Adversarial Deep Learning for Cognitive Radio Security: Jamming Attack and Defense Strategies

Abstract

This paper presents an adversarial machine learning approach to launch jamming attacks on wireless communications and introduces a defense strategy. In a cognitive radio network, a transmitter senses channels, identifies spectrum opportunities, and transmits data to its receiver in idle channels. On the other hand, an attacker may also sense channels, identify busy channels and aim to jam transmissions of legitimate users. In a dynamic system with complex channel, traffic and interference characteristics, the transmitter applies some pre-trained machine learning algorithm to classify a channel as idle or busy. This classifier is unknown to the attacker that senses a channel, captures the transmitter's decisions by tracking the acknowledgments and applies deep learning (in form of an exploratory attack, i.e., inference attack) to build a classifier that is functionally equivalent to the one at the transmitter.

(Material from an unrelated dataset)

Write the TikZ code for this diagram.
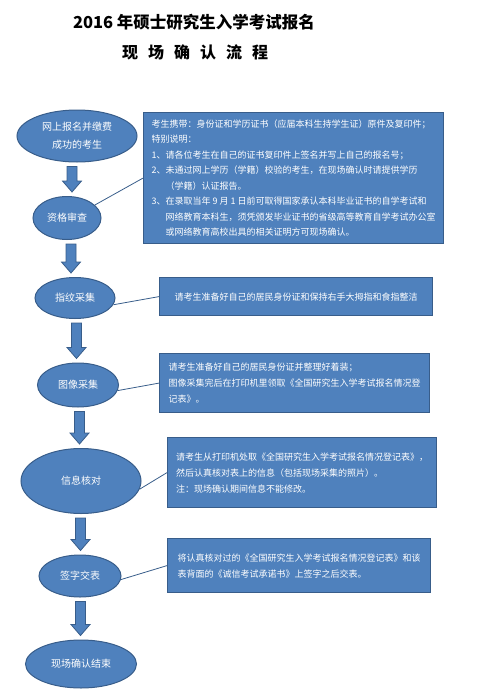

This approach is shown to support the attacker to reliably predict successful transmissions based on the sensing results and effectively jam these transmissions. Then, a defense scheme is developed against adversarial deep learning by exploiting the sensitivity of deep learning to training errors. The transmitter deliberately takes a small number of wrong actions (in form of a causative attack, i.e., poisoning attack, launched against the attacker) when it accesses the spectrum. The objective is to prevent the attacker from building a reliable classifier. For that purpose, the attacker systematically selects when to take wrong actions to balance the conflicting effects of deceiving the attacker and making correct transmission decisions. This defense scheme successfully fools the attacker into making prediction errors and allows the transmitter to sustain its performance against intelligent jamming attacks.